Extract all lines containing "matplotlib".

>>

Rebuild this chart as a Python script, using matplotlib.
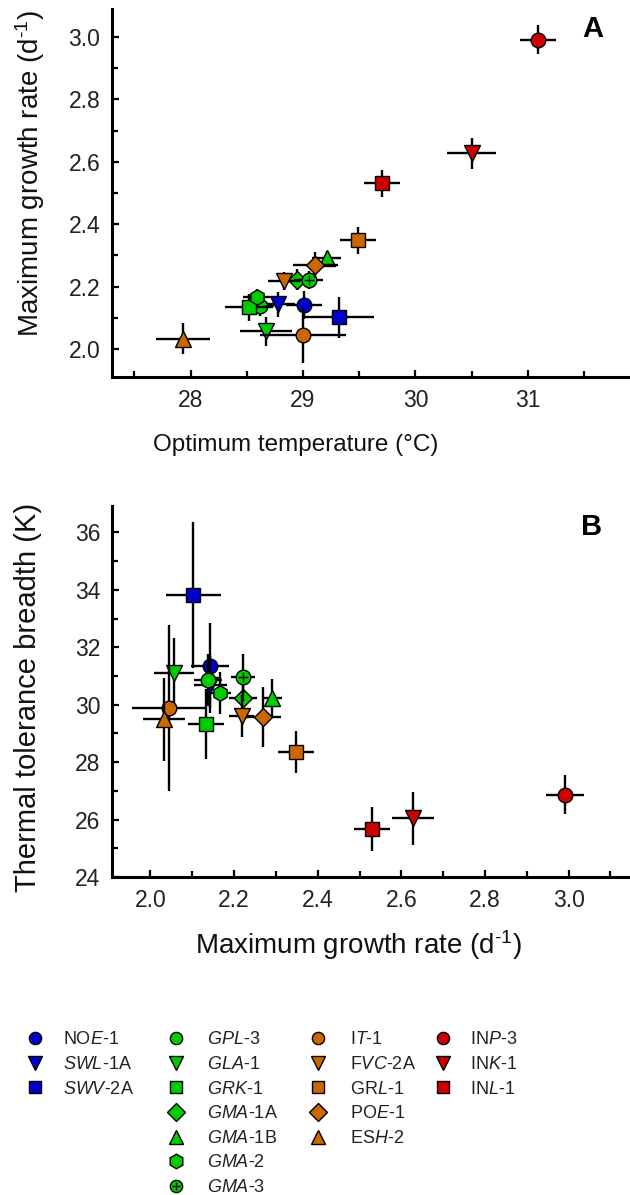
import matplotlib
matplotlib.use('Agg')
import matplotlib.pyplot as plt
from matplotlib.lines import Line2D
from matplotlib.legend_handler import HandlerTuple
from matplotlib.ticker import MultipleLocator

plt.rcParams.update({
    'font.family': ['Liberation Sans', 'DejaVu Sans'],
    'mathtext.fontset': 'custom',
    'mathtext.rm': 'Liberation Sans',
    'mathtext.it': 'Liberation Sans:italic',
    'mathtext.bf': 'Liberation Sans:bold',
})

# ---------------- data ----------------
strains = ['NOE-1', 'SWL-1A', 'SWV-2A', 'GPL-3', 'GLA-1', 'GRK-1', 'GMA-1A', 'GMA-1B',
           'GMA-2', 'GMA-3', 'IT-1', 'FVC-2A', 'GRL-1', 'POE-1', 'ESH-2', 'INP-3',
           'INK-1', 'INL-1']
legend_labels = ['NO$\\mathit{E}$-1', '$\\mathit{SWL}$-1A', '$\\mathit{SWV}$-2A',
                 '$\\mathit{GPL}$-3', '$\\mathit{GLA}$-1', '$\\mathit{GRK}$-1',
                 '$\\mathit{GMA}$-1A', '$\\mathit{GMA}$-1B', '$\\mathit{GMA}$-2',
                 '$\\mathit{GMA}$-3', 'I$\\mathit{T}$-1', 'F$\\mathit{VC}$-2A',
                 'GR$\\mathit{L}$-1', 'PO$\\mathit{E}$-1', 'ES$\\mathit{H}$-2',
                 'IN$\\mathit{P}$-3', 'IN$\\mathit{K}$-1', 'IN$\\mathit{L}$-1']
group = [0, 0, 0, 1, 1, 1, 1, 1, 1, 1, 2, 2, 2, 2, 2, 3, 3, 3]
shape = ['o', 'v', 's', 'o', 'v', 's', 'D', '^', 'h', 'o', 'o', 'v', 's', 'D', '^', 'o', 'v', 's']
plus_mark = [False] * 9 + [True] + [False] * 8

topt = [29.01, 28.78, 29.32, 28.62, 28.67, 28.52, 28.95, 29.21, 28.59, 29.05,
        29.00, 28.83, 29.49, 29.11, 27.93, 31.09, 30.50, 29.70]
topt_err = [0.16, 0.15, 0.31, 0.12, 0.23, 0.21, 0.10, 0.13, 0.12, 0.13,
            0.38, 0.14, 0.16, 0.20, 0.24, 0.16, 0.22, 0.16]
mu_max = [2.142, 2.143, 2.102, 2.138, 2.056, 2.133, 2.222, 2.290, 2.167, 2.221,
          2.045, 2.218, 2.348, 2.270, 2.033, 2.992, 2.627, 2.531]
mu_err = [0.045, 0.040, 0.066, 0.034, 0.047, 0.043, 0.033, 0.024, 0.026, 0.029,
          0.090, 0.030, 0.042, 0.042, 0.050, 0.046, 0.050, 0.043]
ttb = [31.36, 30.70, 33.83, 30.87, 31.09, 29.33, 30.22, 30.23, 30.40, 30.95,
       29.88, 29.60, 28.36, 29.56, 29.49, 26.86, 26.05, 25.67]
ttb_err = [1.47, 1.00, 2.55, 0.90, 1.23, 1.22, 0.50, 0.66, 0.73, 0.81,
           2.90, 0.74, 0.73, 1.05, 1.45, 0.68, 0.92, 0.78]

group_colors = ['#0000CC', '#00CC00', '#CC6600', '#CC0000']
msize = {'o': 10.5, 's': 9.5, 'v': 12, '^': 12, 'D': 8.8, 'h': 11}
leg_msize = {'o': 8.8, 's': 8.0, 'v': 10, '^': 10, 'D': 9.5, 'h': 10.5}

# ---------------- layout ----------------
W, H = 630, 1195
fig = plt.figure(figsize=(W / 100, H / 100), dpi=100)


def rect(l, t, r, b):
    return [l / W, 1 - b / H, (r - l) / W, (b - t) / H]


axA = fig.add_axes(rect(112, 9, 630, 377))
axB = fig.add_axes(rect(112, 506, 630, 877))


def draw(ax, x, xe, y, ye):
    for i in range(len(strains)):
        z = 2 + i * 0.3
        c = group_colors[group[i]]
        ax.errorbar(x[i], y[i], xerr=xe[i], yerr=ye[i], fmt=shape[i],
                    ms=msize[shape[i]], mfc=c, mec='k', mew=1.0,
                    ecolor='k', elinewidth=1.7, capsize=0, zorder=z)
        if plus_mark[i]:
            ax.plot(x[i], y[i], ls='none', marker='+', ms=6.5, mec='k', mew=1.0,
                    zorder=z + 0.2)


draw(axA, topt, topt_err, mu_max, mu_err)
draw(axB, mu_max, mu_err, ttb, ttb_err)

for ax in (axA, axB):
    for s in ('top', 'right'):
        ax.spines[s].set_visible(False)
    for s in ('left', 'bottom'):
        ax.spines[s].set_linewidth(2.2)
    ax.tick_params(which='major', direction='in', length=5, width=1.6,
                   labelsize=16.5, pad=8.5, colors='k', labelcolor='#222222')
    ax.tick_params(which='minor', direction='in', length=4, width=1.6)

axA.set_xlim(27.3, 31.91)
axA.set_ylim(1.91, 3.09)
axA.xaxis.set_major_locator(MultipleLocator(1))
axA.xaxis.set_minor_locator(MultipleLocator(0.5))
axA.yaxis.set_major_locator(MultipleLocator(0.2))
axA.yaxis.set_minor_locator(MultipleLocator(0.1))

axB.set_xlim(1.908, 3.147)
axB.set_ylim(24, 36.92)
axB.xaxis.set_major_locator(MultipleLocator(0.2))
axB.xaxis.set_minor_locator(MultipleLocator(0.1))
axB.yaxis.set_major_locator(MultipleLocator(2))
axB.yaxis.set_minor_locator(MultipleLocator(1))

lab_kw = dict(color='#111111')
mu_label = 'Maximum growth rate (d$^{\\text{-1}}$)'
axA.set_xlabel('Optimum temperature (°C)', va='center', fontsize=17.5, **lab_kw)
axA.xaxis.set_label_coords((296 - 112) / 518, -0.185)
axA.set_ylabel(mu_label, va='center', fontsize=20, **lab_kw)
axA.yaxis.set_label_coords(-0.158, 0.554)

axB.set_xlabel(mu_label, va='center', fontsize=20, **lab_kw)
axB.xaxis.set_label_coords(0.475, -0.183)
axB.set_ylabel('Thermal tolerance breadth (K)', va='center', fontsize=21, **lab_kw)
axB.yaxis.set_label_coords(-0.162, 0.485)

fig.text(593 / W, 1 - 29 / H, 'A', fontsize=21, fontweight='bold', ha='center', va='center')
fig.text(592 / W, 1 - 527 / H, 'B', fontsize=21, fontweight='bold', ha='center', va='center')

# ---------------- legend (one column per colour group) ----------------
leg_fs = 13
col_left = [26, 167, 309, 434]
col_pad = [1.05, 1.22, 1.27, 1.0]
leg_top = 1031.5
for g in range(4):
    handles, labels = [], []
    for i in range(len(strains)):
        if group[i] != g:
            continue
        c = group_colors[g]
        h = Line2D([], [], ls='none', marker=shape[i], ms=leg_msize[shape[i]],
                   mfc=c, mec='k', mew=1.0)
        if plus_mark[i]:
            h = (h, Line2D([], [], ls='none', marker='+', ms=5.5, mec='k', mew=1.0))
        handles.append(h)
        labels.append(legend_labels[i])
    fig.legend(handles, labels, loc='upper left',
               bbox_to_anchor=(col_left[g] / W, 1 - leg_top / H),
               bbox_transform=fig.transFigure, frameon=False, fontsize=leg_fs,
               handlelength=1.0, handletextpad=col_pad[g], borderpad=0, borderaxespad=0,
               labelspacing=0.42, labelcolor='#222222',
               handler_map={tuple: HandlerTuple(ndivide=1)})

fig.savefig('out.png', dpi=100)
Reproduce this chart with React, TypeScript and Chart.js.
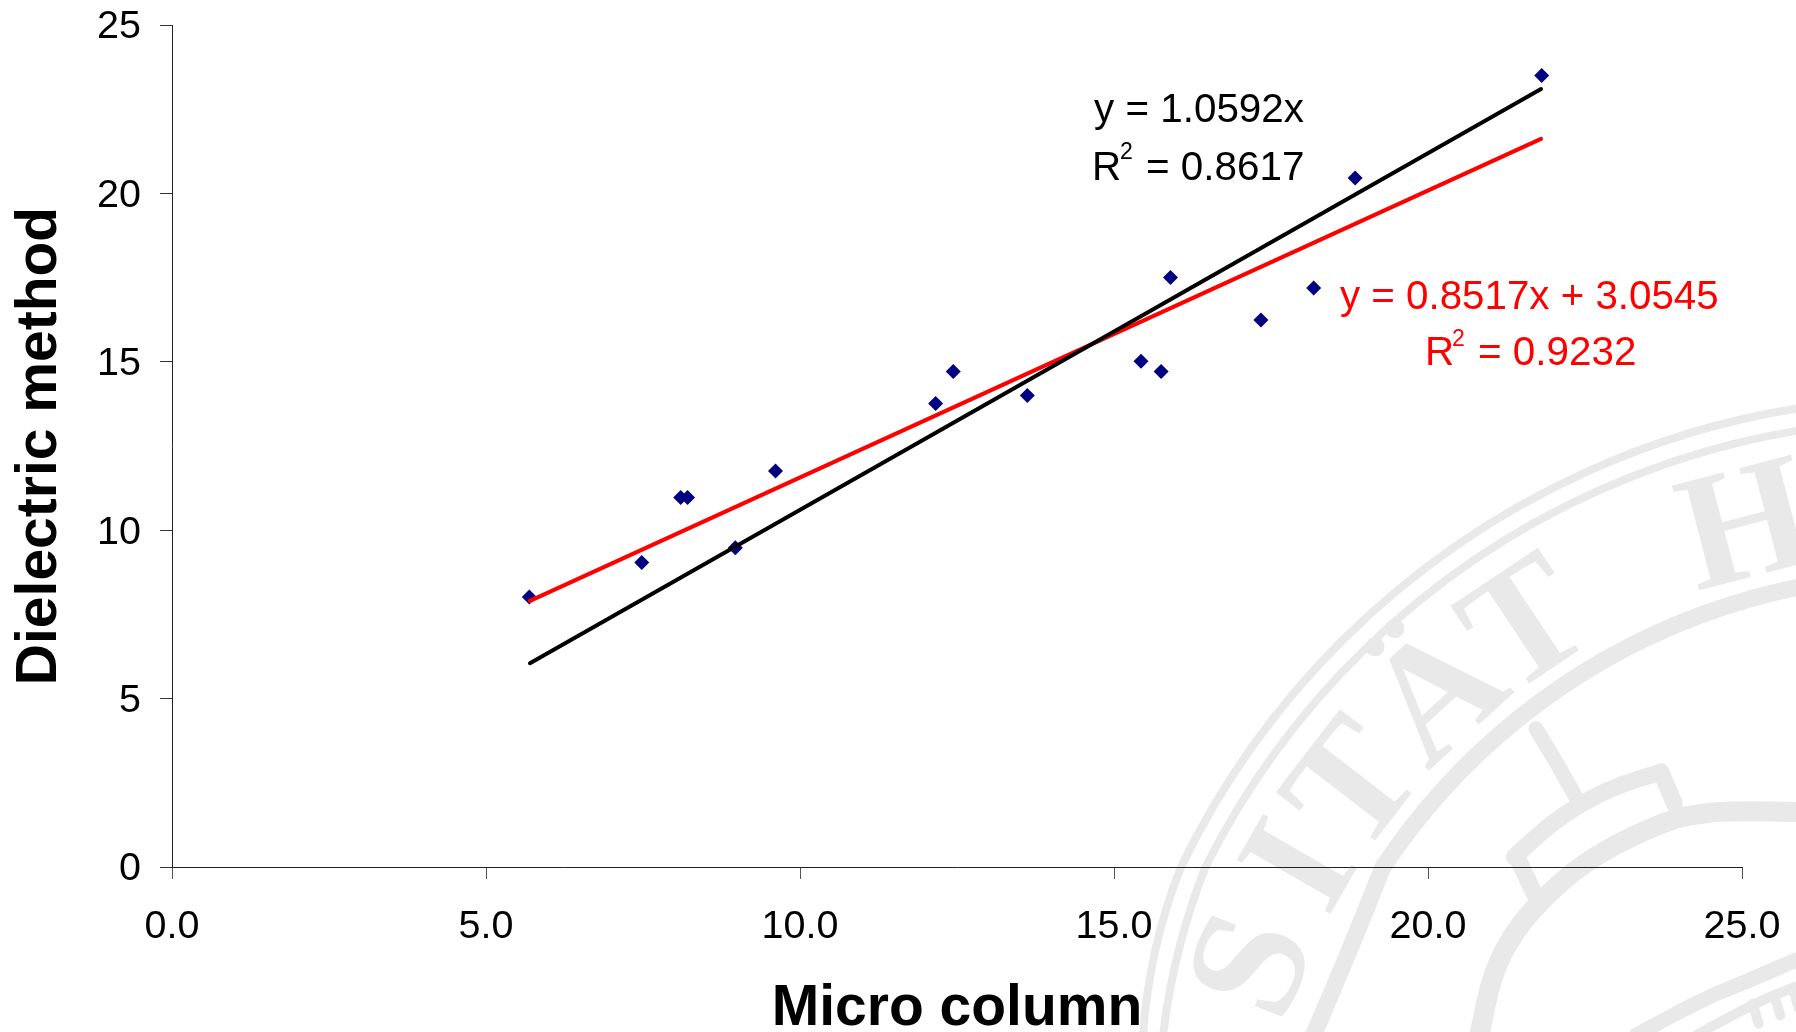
import React, { useEffect, useRef } from "react";
import { Chart, registerables } from "chart.js";

Chart.register(...registerables);

const microColumn = [5.69, 7.48, 8.1, 8.21, 8.97, 9.61, 12.16, 12.44, 13.62, 15.43, 15.75, 15.9, 17.34, 18.18, 18.84, 21.81];
const dielectric = [8.02, 9.04, 10.97, 10.97, 9.48, 11.76, 13.76, 14.71, 14.0, 15.02, 14.71, 17.5, 16.24, 17.19, 20.46, 23.5];
const fitX = [5.7, 21.8];
const blackFitY = [6.05, 23.1];
const redFitY = [7.9, 21.62];
const xTitle = "Micro column";
const yTitle = "Dielectric method";
const blackEq = ["y = 1.0592x", "R", "2", "= 0.8617"];
const redEq = ["y = 0.8517x + 3.0545", "R", "2", "= 0.9232"];
const sealLetters = ["S", "I", "T", "Ä", "T", "H"];
const sealAngles = [-68.7, -60, -52.4, -42.6, -33.7, -14.6];

const SANS = '"Liberation Sans", Arial, sans-serif';
const SEAL = "#e9e9e9";

const sealPlugin = {
  id: "seal",
  beforeDraw(chart: any) {
    const c = chart.ctx;
    const cx = 1929, cy = 1229;
    c.save();
    c.fillStyle = "#fff";
    c.fillRect(0, 0, 1796, 1032);
    c.strokeStyle = SEAL;
    c.fillStyle = SEAL;
    c.lineJoin = "round";
    c.lineCap = "round";
    const ring = (R: number, w: number, tx: number, ty: number) => {
      const a0 = -Math.PI + Math.atan2(cy - 868, Math.sqrt(R * R - (cy - 868) ** 2));
      c.lineWidth = w;
      c.beginPath();
      c.arc(cx, cy, R, a0, -1.3, false);
      c.stroke();
      const sx = cx + R * Math.cos(a0);
      c.beginPath();
      c.moveTo(sx, 868);
      c.quadraticCurveTo(sx - 32, 950, tx, ty);
      c.stroke();
    };
    ring(831, 8, 1143, 1036);
    ring(809, 8, 1163, 1036);
    ring(655, 17, 1313, 1036);
    const poly = (pts: number[][], w: number, smooth = false) => {
      const P = pts.map(([x, y]) => [1396 + x / 3, 732 + y / 3]);
      c.lineWidth = w;
      c.beginPath();
      c.moveTo(P[0][0], P[0][1]);
      for (let i = 1; i < P.length; i++) {
        if (smooth && i < P.length - 1) {
          c.quadraticCurveTo(P[i][0], P[i][1], (P[i][0] + P[i + 1][0]) / 2, (P[i][1] + P[i + 1][1]) / 2);
        } else {
          c.lineTo(P[i][0], P[i][1]);
        }
      }
      c.stroke();
    };
    poly([[420, -10], [480, 90], [545, 205]], 15);
    poly([[355, 375], [430, 305], [520, 235], [650, 165], [795, 120]], 17, true);
    poly([[795, 120], [835, 215]], 17);
    poly([[365, 380], [420, 495]], 17);
    poly([[1210, 240], [1000, 235], [880, 250], [830, 262], [700, 315], [560, 395], [450, 490], [360, 590], [290, 720], [250, 910]], 20, true);
    poly([[720, 910], [900, 810], [1060, 745], [1210, 680]], 15, true);
    poly([[900, 910], [1070, 815], [1210, 760]], 10, true);
    for (const [x, y] of [[1070, 815], [1135, 790], [1190, 768]]) {
      poly([[x, y], [x + 18, y + 60]], 10);
    }
    c.font = 'bold 165px "Liberation Serif", serif';
    c.textAlign = "center";
    c.textBaseline = "alphabetic";
    sealLetters.forEach((ch, i) => {
      c.save();
      c.translate(cx, cy);
      c.rotate((sealAngles[i] * Math.PI) / 180);
      c.fillText(ch, 0, -676);
      c.restore();
    });
    c.restore();
    // the reference's y labels sit slightly below their tick marks
    chart.scales.y.getLabelItems().forEach((item: any) => {
      if (!item.__moved) {
        item.textOffset += 2.5;
        item.__moved = true;
      }
    });
  },
};

const equationPlugin = {
  id: "equations",
  afterDatasetsDraw(chart: any) {
    const c = chart.ctx;
    const draw = (t: string, x: number, y: number, size: number, col: string) => {
      c.font = `${size}px ${SANS}`;
      c.fillStyle = col;
      c.fillText(t, x, y);
    };
    c.save();
    c.textAlign = "left";
    c.textBaseline = "alphabetic";
    draw(blackEq[0], 1094, 122, 40.4, "#000");
    draw(blackEq[1], 1092, 180, 40.4, "#000");
    draw(blackEq[2], 1120, 159, 23, "#000");
    draw(blackEq[3], 1146, 180, 40.4, "#000");
    draw(redEq[0], 1340, 309, 40.3, "#ff0000");
    draw(redEq[1], 1425, 365, 40.4, "#ff0000");
    draw(redEq[2], 1452, 346, 23, "#ff0000");
    draw(redEq[3], 1478, 365, 40.4, "#ff0000");
    c.restore();
  },
};

export default function App() {
  const ref = useRef<HTMLCanvasElement>(null);
  useEffect(() => {
    const chart = new Chart(ref.current as HTMLCanvasElement, {
      type: "scatter",
      data: {
        datasets: [
          {
            label: "Fit through origin",
            data: fitX.map((x, i) => ({ x, y: blackFitY[i] })),
            showLine: true,
            borderColor: "#000000",
            borderWidth: 4,
            pointRadius: 0,
            borderCapStyle: "round",
          },
          {
            label: "Linear fit",
            data: fitX.map((x, i) => ({ x, y: redFitY[i] })),
            showLine: true,
            borderColor: "#ff0000",
            borderWidth: 4,
            pointRadius: 0,
            borderCapStyle: "round",
          },
          {
            label: "Samples",
            data: microColumn.map((x, i) => ({ x, y: dielectric[i] })),
            pointStyle: "rectRot",
            pointRadius: 7.5,
            backgroundColor: "#000080",
            borderColor: "#000080",
            borderWidth: 0,
          },
        ],
      },
      options: {
        animation: false,
        responsive: false,
        devicePixelRatio: 1,
        layout: { padding: { top: 25, right: 54, left: 0, bottom: 0 } },
        plugins: { legend: { display: false }, tooltip: { enabled: false }, title: { display: false } },
        scales: {
          x: {
            type: "linear",
            min: 0,
            max: 25,
            afterFit: (s: any) => { s.height = 165; s.paddingLeft = 0; s.paddingRight = 0; },
            border: { color: "#222", width: 1 },
            grid: { drawOnChartArea: false, drawTicks: true, tickLength: 12, color: "#555", lineWidth: 1 },
            ticks: {
              stepSize: 5,
              padding: 24,
              color: "#000",
              maxRotation: 0,
              font: { family: SANS, size: 39.5 },
              callback: (v: any) => Number(v).toFixed(1),
            },
            title: {
              display: true,
              text: xTitle,
              color: "#000",
              padding: 0,
              font: { family: SANS, size: 57, weight: "bold", lineHeight: 0.8 },
            },
          },
          y: {
            type: "linear",
            min: 0,
            max: 25,
            afterFit: (s: any) => { s.width = 172; s.paddingTop = 0; s.paddingBottom = 0; },
            border: { color: "#222", width: 1 },
            grid: { drawOnChartArea: false, drawTicks: true, tickLength: 12, color: "#333", lineWidth: 1 },
            ticks: {
              stepSize: 5,
              padding: 19,
              color: "#000",
              font: { family: SANS, size: 39.5 },
            },
            title: {
              display: true,
              text: yTitle,
              color: "#000",
              padding: { top: 6, bottom: 0 },
              font: { family: SANS, size: 57, weight: "bold", lineHeight: 1.2 },
            },
          },
        },
      },
      plugins: [sealPlugin, equationPlugin],
    } as any);
    return () => chart.destroy();
  }, []);
  return (
    <canvas
      ref={ref}
      width={1796}
      height={1032}
      style={{ position: "absolute", left: 0, top: 0, display: "block" }}
    />
  );
}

<<

▶ [Solution for this task]
Rebuild this chart as a Python script, using matplotlib.
import matplotlib
matplotlib.use('Agg')
import matplotlib.pyplot as plt
from matplotlib.lines import Line2D
from matplotlib.legend_handler import HandlerTuple
from matplotlib.ticker import MultipleLocator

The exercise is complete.